More Thoughts On Culinary Cup.

October 3, 2011

This is feedback from the commis for the Delaware North Culinary Cup team. He is a student at the Cordon Bleu Culinary School in Boston. He also works part time with Chef Kevin Doherty. He is a well-disciplined young culinarian and I think he does a strong job of relating his experience.

Dear Chefs,

As le cummis for Team Delaware North, I learned a number of different things but some of the most valuable ones I learned are the following: I saw the importance of teamwork and using every person for a different job (not just the four chefs who are cooking and cutting and then le cummis stands around and cleans dishes like I’ve seen on other teams). Every member of the team has value that can be added even if it’s cutting mirepoix and then sweeping and cleaning then jumping right back into the fight to help out as needed. To be successful in a competition, you have to be quick, accurate and clean. Always be on top of what you are doing in case of a hiccup so that it can be corrected as quickly as possible. Equipment should be checked half way through just to make sure everything is working properly. We also has a proper plan of action to correct mishaps just in case something did go wrong.

When working, you shouldn’t have more than tone tool and one type of product on your cutting board. It truly is easier to complete the task at hand than to be jumping all over the place with different products and equipment. Make sure to separate garbage and compostable materials and try to minimize waste as much as possible t show the different values each part of the food we use can contribute to the dishes. If the judge asks you why you are using a certain method to do something, have a good answer and explanation as to why you are doing it that specific way. Training is an important key to be successful in any aspect of life. If we train as we fight, the outcome will always be known. But, when training under unexpected or harsher conditions, it will help the team develop and be able to adjust, adapt and overcome in any situation.

Having incredible and talented chefs to critique you beforehand and tell you what they think is wrong and what needs to be done to achieve your best and most excellent effort helps a lot. Being able to hear advice from a master chef as to how to be better truly is a priceless experience and the most important thing is when the experts speak and listen because rank is achieved with hard work and mastering ones trade and one would be dumb not to pay close attention to them. Proper time management is also an important role while competing and having a good and strong time sheet cal also help a lot in finishing in timely fashion.
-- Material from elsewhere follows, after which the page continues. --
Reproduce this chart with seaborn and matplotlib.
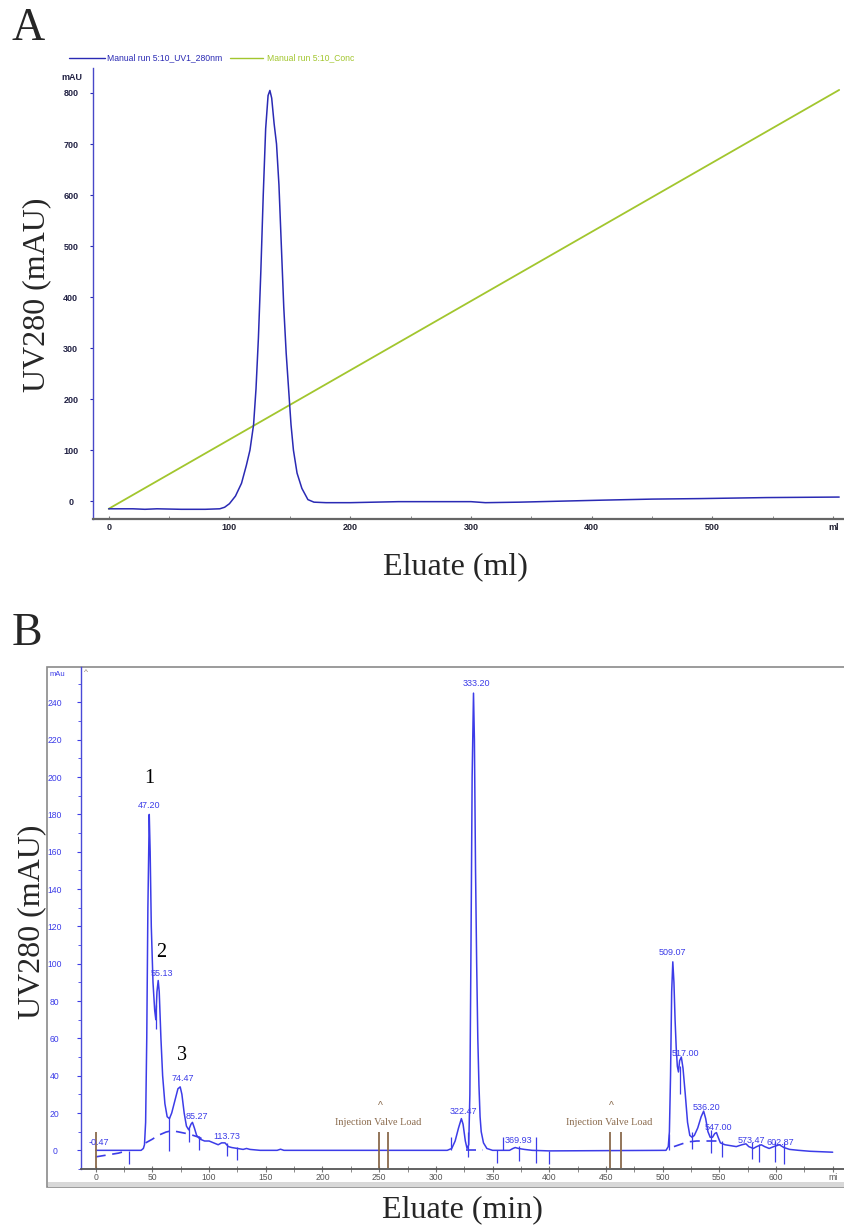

Another thing I learned is that many chefs are backyard mechanics – they create their own tools to facilitate the job and still have a proper outcome – that can be an important key of creativity. When a budget is in place it is important to follow it to every last penny needed. If it gets bad, eat an MRE (meal ready to eat) or a salad, cheap and inexpensive can take you a long way and Golden Corral has unlimited food for $12.00. Lastly, the two most important things I learned from all the great chefs I had the pleasure of working with and learning from is to have fun and a passion for what you do. Without those two, there is no purpose in doing this. You would just be another cook in the masses.

Thank you for taking the time to read this.